The possibilities that arise from tokenization have generated excitement in tech circles and beyond. But so far, its relevance for financial inclusion has been largely unexplored. Tokenization is useful in reducing coordination and transaction costs in already digitized systems. Its helpfulness in solving structural problems deeply rooted in the physical world is more limited and yet to be tested at scale. Could tokenization help address some of the key financial inclusion challenges facing the world today? To answer the question, we’ve outlined below several potential use cases – some have shown early signs of delivering real impact while others are still more experimental.

1) Cross-border remittances

The most immediate and scalable financial inclusion application of tokenization lies in cross-border remittances. For migrants sending money home, traditional services are often slow and expensive — fees averaging 6–7% of sent amount globally consume a significant share of funds that families depend on. The dominant live architecture is not consumer-to-consumer stablecoin transfer, but what practitioners call the sandwich model. In this scenario, consumers continue to transact via familiar cash-in/cash-out channels at both ends, while stablecoins handle backend settlement between money transfer operators (MTO). MoneyGram’s integration with Circle’s USDC on the Stellar network is the clearest scaled example.

This type of use case leverages the efficiency gains of blockchain settlement at the operator level – lower cost, 24/7 availability, and near-instant finality – where operators can flow through to end-user pricing after off-ramping costs. For more digitally connected populations, consumer-facing wallet models are beginning to allow recipients to hold stablecoins directly, adding a store-of-value dimension alongside transfer.

2) Programmable payments

Tokenization enables innovation in how money reaches individuals. Government-to-person (G2P) transfers – i.e., social benefits, subsidies, and conditional cash transfers – are a natural application. Programmable tokens can carry spending rules embedded directly in code, ensuring funds reach intended beneficiaries and are used for designated purposes without requiring manual oversight or layered intermediaries.

The most active pilots have been in humanitarian and disaster relief. Organizations such as the UN and Mercy Corps have piloted blockchain-based systems that distribute aid directly to the mobile wallets of displaced populations, bypassing traditional intermediaries and reducing the risk of fraud or diversion. The UN’s Stellar Aid Assist program and Mercy Corps’ USDC-based pilot in conflict zones demonstrated meaningful reductions in transfer time and cost compared to conventional aid delivery, while improving traceability for donors and accountability for recipient organizations.

3) Tokenized digital identity and verified credentials

Before individuals can access financial services, they need to prove who they are. Yet approximately 850 million people worldwide lack a formal identity, a major barrier to their financial inclusion. In this context, it is important to distinguish between foundational identity systems, which establish legal identity for regulatory purposes, and emerging digital credential layers.
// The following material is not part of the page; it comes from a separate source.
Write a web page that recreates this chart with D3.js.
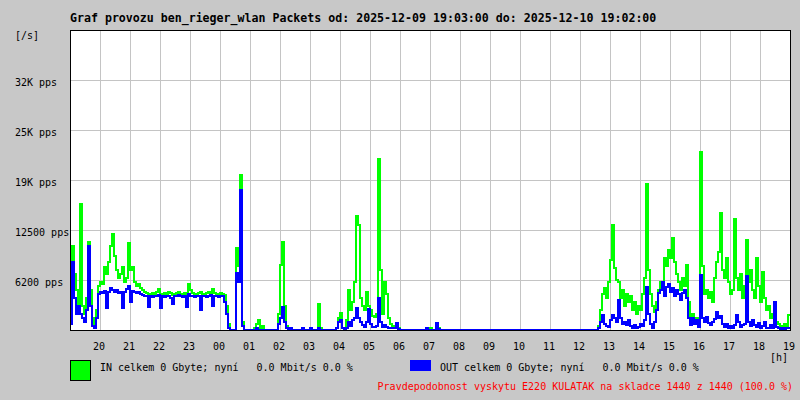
<!DOCTYPE html>
<html>
<head>
<meta charset="utf-8">
<script src="https://cdn.jsdelivr.net/npm/d3@7"></script>
<style>
  html, body { margin: 0; padding: 0; background: #c8c8c8; }
  svg { display: block; }
  text { font-family: "DejaVu Sans Mono", monospace; font-size: 10px; fill: #000; white-space: pre; }
</style>
</head>
<body>
<svg id="chart" width="800" height="400"></svg>
<script>
// ---- Data (packets per second, one value per 4 minutes, starting 2025-12-09 19:00) ----
const title = "Graf provozu ben_rieger_wlan Packets od: 2025-12-09 19:03:00 do: 2025-12-10 19:02:00";
const yUnitLabel = "[/s]";
const xUnitLabel = "[h]";
const yTickValues = [6250, 12500, 18750, 25000, 31250];
const yTickLabels = ["6200 pps", "12500 pps", "19K pps", "25K pps", "32K pps"];
const yMax = 37500;
const legendIn = "IN celkem 0 Gbyte; nyní   0.0 Mbit/s 0.0 %";
const legendOut = "OUT celkem 0 Gbyte; nyní   0.0 Mbit/s 0.0 %";
const footer = "Pravdepodobnost vyskytu E220 KULATAK na skladce 1440 z 1440 (100.0 %)";

const inValues = [
  2000,10500,7000,5000,2500,15800,3000,2000,4000,11000,5000,1500,500,2500,
  5500,6000,5800,7900,7000,8500,10500,12000,9200,7500,6500,7000,7900,6000,6500,10900,7500,7900,6000,5500,5700,5200,5000,4700,
  4600,4500,4400,4600,4500,4700,5100,4500,4400,4600,
  4500,4700,4600,4400,4500,4600,4800,4500,4400,4600,
  4500,5800,5000,4600,4500,4400,4600,4700,4500,4400,
  4600,4700,4500,5100,4600,4500,4400,4600,4500,4400,
  3000,800,
  0,0,0,
  10200,8000,19400,1000,
  0,0,0,0,0,300,800,1300,200,500,0,0,0,0,0,0,0,
  2000,8100,11000,3000,500,0,200,
  0,0,0,0,0,
  200,
  0,0,0,
  200,
  0,0,0,
  3300,300,
  0,0,0,0,0,0,0,
  300,1500,2100,300,200,1200,5000,2500,3500,6000,14250,13100,4000,3000,2500,4800,3000,2500,1800,1600,2000,21400,7500,2000,6000,4500,1500,800,500,300,900,200,
  0,0,0,0,0,0,0,0,0,0,0,0,0,0,0,200,0,0,
  900,200,
  0,0,0,0,0,0,0,0,0,0,
  0,0,0,0,0,0,0,0,0,0,
  0,0,0,0,0,0,0,0,0,0,
  0,0,0,0,0,0,0,0,0,0,
  0,0,0,0,0,0,0,0,0,0,
  0,0,0,0,0,0,0,0,0,0,
  0,0,0,0,0,0,0,0,0,0,
  0,0,0,0,0,0,0,0,0,
  500,2500,4500,5200,4000,6000,8700,13100,7700,6300,
  6000,4000,5000,3000,4500,3500,4200,2500,3500,2000,
  3000,2500,4500,6500,18200,7500,4500,3000,2300,3500,
  5000,6000,5000,9000,8000,10000,9000,11500,8500,7000,
  6000,5000,6500,5500,8100,3500,1500,2000,1000,1500,
  500,22200,8000,4500,5000,4000,4700,3500,6500,8500,
  9700,14600,7500,6500,9000,6000,4500,5000,13900,6500,
  5000,7000,4000,5500,11200,6000,7500,5000,4000,9000,
  5500,3500,7200,4000,2500,3000,1500,2000,3500,1000,
  700,500,300,800,500,1900
];

const outValues = [
  800,8500,4000,2000,3000,2000,1500,1000,2500,10500,3000,500,200,1500,
  4500,4800,4600,4900,2700,4700,5200,5000,4800,5000,4600,4700,2800,4800,5100,5500,3500,4900,4800,4600,4700,4500,4400,4300,
  4200,2900,4300,4100,4200,4300,4400,2800,4200,4100,
  4300,4200,4000,3300,4200,4300,4400,4200,4100,4300,
  2900,4500,4300,4200,4100,4300,4200,2500,4200,4300,
  4100,4200,4400,3000,4300,4200,4100,4300,4200,3500,
  2000,300,
  0,0,0,
  7100,6000,17500,500,
  0,0,0,0,0,0,200,0,0,0,0,0,0,0,0,0,0,
  800,1500,2900,1000,200,0,300,
  0,0,0,0,0,
  200,
  0,0,0,
  200,
  0,0,0,
  300,0,
  0,0,0,0,0,0,0,
  300,1000,1250,200,0,300,1000,500,1200,1500,2700,1500,1000,600,400,1000,2600,800,400,400,500,4000,1000,400,600,400,300,300,200,300,900,100,
  0,0,0,0,0,0,0,0,0,0,0,0,0,300,0,0,0,0,
  900,100,
  0,0,0,0,0,0,0,0,0,0,
  0,0,0,0,0,0,0,0,0,0,
  0,0,0,0,0,0,0,0,0,0,
  0,0,0,0,0,0,0,0,0,0,
  0,0,0,0,0,0,0,0,0,0,
  0,0,0,0,0,0,0,0,0,0,
  0,0,0,0,0,0,0,0,0,0,
  0,0,0,0,0,0,0,0,0,
  200,1000,1900,800,500,400,1200,1900,1500,1000,
  3700,1500,800,1000,600,1200,500,300,600,300,
  400,800,500,1200,5400,2000,800,300,1000,2500,
  4600,5000,6000,4200,5400,5800,4800,5200,4300,5000,
  4500,3800,4600,5000,4000,1500,600,1500,800,1200,
  400,6900,1500,1000,1600,900,600,1000,1400,2300,
  1500,1800,700,400,800,300,500,200,600,1900,
  1000,400,600,800,6700,1000,500,1200,600,400,
  900,300,500,1000,300,200,600,300,3500,400,
  200,100,200,100,200,300
];

const startTime = new Date(2025, 11, 9, 19, 0, 0);
const endTime = new Date(2025, 11, 10, 19, 0, 0);
const stepMinutes = 4;

// ---- Layout ----
const plot = { left: 70, top: 30, right: 790, bottom: 330 };
const svg = d3.select("#chart");

const x = d3.scaleTime().domain([startTime, endTime]).range([plot.left, plot.right]);
const y = d3.scaleLinear().domain([0, yMax]).range([plot.bottom, plot.top]);

const timeAt = i => new Date(startTime.getTime() + i * stepMinutes * 60000);

// background of plot
svg.append("rect")
  .attr("x", plot.left).attr("y", plot.top)
  .attr("width", plot.right - plot.left).attr("height", plot.bottom - plot.top)
  .attr("fill", "#ffffff");

// grid
const hourTicks = x.ticks(d3.timeHour.every(1));
svg.append("g").selectAll("line")
  .data(hourTicks.filter(t => x(t) > plot.left && x(t) < plot.right))
  .join("line")
  .attr("x1", d => Math.round(x(d)) + 0.5).attr("x2", d => Math.round(x(d)) + 0.5)
  .attr("y1", plot.top).attr("y2", plot.bottom)
  .attr("stroke", "#c4c4c4").attr("stroke-width", 1);

svg.append("g").selectAll("line")
  .data(yTickValues)
  .join("line")
  .attr("x1", plot.left).attr("x2", plot.right)
  .attr("y1", d => Math.round(y(d)) + 0.5).attr("y2", d => Math.round(y(d)) + 0.5)
  .attr("stroke", "#c4c4c4").attr("stroke-width", 1);

// series
function seriesPoints(vals) {
  const pts = vals.map((v, i) => ({ t: timeAt(i), v }));
  pts.push({ t: timeAt(vals.length), v: vals[vals.length - 1] });
  return pts;
}
const line = d3.line()
  .x(d => Math.round(x(d.t)))
  .y(d => Math.round(y(d.v)))
  .curve(d3.curveStepAfter);

svg.append("clipPath").attr("id", "plotclip")
  .append("rect").attr("x", plot.left + 1).attr("y", plot.top)
  .attr("width", plot.right - plot.left - 1).attr("height", plot.bottom - plot.top);

svg.append("path")
  .datum(seriesPoints(inValues))
  .attr("d", line)
  .attr("fill", "none").attr("stroke", "#00ff00").attr("stroke-width", 2)
  .attr("clip-path", "url(#plotclip)");

svg.append("path")
  .datum(seriesPoints(outValues))
  .attr("d", line)
  .attr("fill", "none").attr("stroke", "#0000ff").attr("stroke-width", 2)
  .attr("clip-path", "url(#plotclip)");

// frame
svg.append("rect")
  .attr("x", plot.left + 0.5).attr("y", plot.top + 0.5)
  .attr("width", plot.right - plot.left).attr("height", plot.bottom - plot.top)
  .attr("fill", "none").attr("stroke", "#000").attr("stroke-width", 1);

// y labels
svg.append("g").selectAll("text")
  .data(yTickValues)
  .join("text")
  .attr("x", 15)
  .attr("y", d => Math.round(y(d)) + 6)
  .text((d, i) => yTickLabels[i]);

svg.append("text").attr("x", 15).attr("y", 39).text(yUnitLabel);

// x labels
const hourFmt = d3.timeFormat("%H");
svg.append("g").selectAll("text")
  .data(hourTicks.filter(t => x(t) > plot.left))
  .join("text")
  .attr("x", d => x(d) - 1)
  .attr("y", 350)
  .attr("text-anchor", "middle")
  .text(d => hourFmt(d));

svg.append("text").attr("x", 770).attr("y", 361).text(xUnitLabel);

// title
svg.append("text")
  .attr("x", 70).attr("y", 22)
  .style("font-size", "11.6px").style("font-weight", "bold")
  .text(title);

// legend
svg.append("rect").attr("x", 70.5).attr("y", 360.5).attr("width", 20).attr("height", 20)
  .attr("fill", "#00ff00").attr("stroke", "#000").attr("stroke-width", 1);
svg.append("text").attr("x", 100).attr("y", 371).attr("xml:space", "preserve").text(legendIn);

svg.append("rect").attr("x", 410).attr("y", 360).attr("width", 21).attr("height", 11)
  .attr("fill", "#0000ff");
svg.append("text").attr("x", 440).attr("y", 371).attr("xml:space", "preserve").text(legendOut);

svg.append("text").attr("x", 793).attr("y", 390).attr("text-anchor", "end")
  .style("fill", "#ff0000").text(footer);
</script>
</body>
</html>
Verified credentials (VCs) are a cryptographically secured attestation issued by a trusted third-party proving one’s attributes (e.g., age), ownership, or qualifications. Using decentralized identifiers (DIDs) issued as tokens, individuals can hold their credentials in a way that is secure and allows portability and better data protection due to the selective disclosure functionality (proving attributes without exposing full personal data). For example, a gig worker can carry verifiable proof of employment and income across borders, and a micro-enterprise can present an audited transaction record to a lender in a jurisdiction where it has no credit history. Additionally, VCs allow for the use of alternative data for know-your-customer (KYC) standards.

Despite the potential benefits, the practical utility of VCs depends on whether financial institutions and regulators accept them for defined purposes such as KYC, onboarding, or transaction authorization.

4) Credit for microbusiness and farmers

Businesses often struggle to obtain loans because lenders cannot easily verify or enforce collateral. Tokenization of real-world assets such as invoices, purchase orders, and inventory offers a promising alternative. A small supplier, for example, can tokenize a pending invoice and sell it to an investor immediately — rather than waiting 90 days for a corporate buyer to settle — providing instant working capital. Assuming interoperability of the tokenization rails, these token-based collateral can be used by small businesses to secure financing from a global pool of investors through crowdfunding platforms, rather than being confined to local banks with high interest rates. If implemented responsibly, these systems could reduce information asymmetry and enable new forms of asset-based and market-based lending. Similarly, smallholder farmers can tokenize their land, crops, and stocks, using them as digital collateral to obtain loans, including based on the value of the future yield.

Beyond collateral, tokenization enables real-time tracking of agricultural produce along the value chain. Increasing transparency and traceability opens the door to direct farmer-to-investor funding, reducing reliance on intermediaries. Collaborative programs such as Agrotoken in South America have begun to demonstrate the viability of this model.

5) Tokenized insurance

Parametric insurance enhanced by tokenization offers a solution to the underinsurance challenge among low-income populations. Parametric policies use real-world data feeds to trigger automatic payouts when predefined conditions are met (e.g., rainfall falls below a threshold indicating drought), significantly reducing the underwriting cost and time to payout. The smart contract feature that comes with tokenization offers one example of how the parametric aspect can be implemented (e.g., the Lemonade Foundation’s Crypto Climate Coalition project in Kenya). For populations who have historically distrusted or cannot afford formal insurance, this could shift their view of insurance and improve their resilience.

6) Carbon credits and green finance for smallholders

Carbon markets allow entities that reduce greenhouse gas emissions to sell credits to buyers seeking to offset their footprint. Participation in these markets has traditionally been limited to large-scale projects due to high transaction and verification costs. Tokenization can be used to create carbon credit markets for small-ticket items, making them accessible to smallholder farmers engaged in sustainable agricultural practices, creating an entirely new stream of income.

7) Fractional ownership of assets

Instead of requiring large upfront investments, assets such as real estate, infrastructure, or private funds can be divided into small digital tokens that represent partial ownership. This could lower minimum investment thresholds, allow smaller investors to diversify portfolios, and expand access to previously illiquid assets. However, inclusion benefits depend heavily on distribution channels, the suitability of products, investor protections, and regulatory frameworks. Without these, tokenized assets may simply broaden access for wealthy investors rather than underserved populations or expose retail investors to risks they are ill-equipped to manage.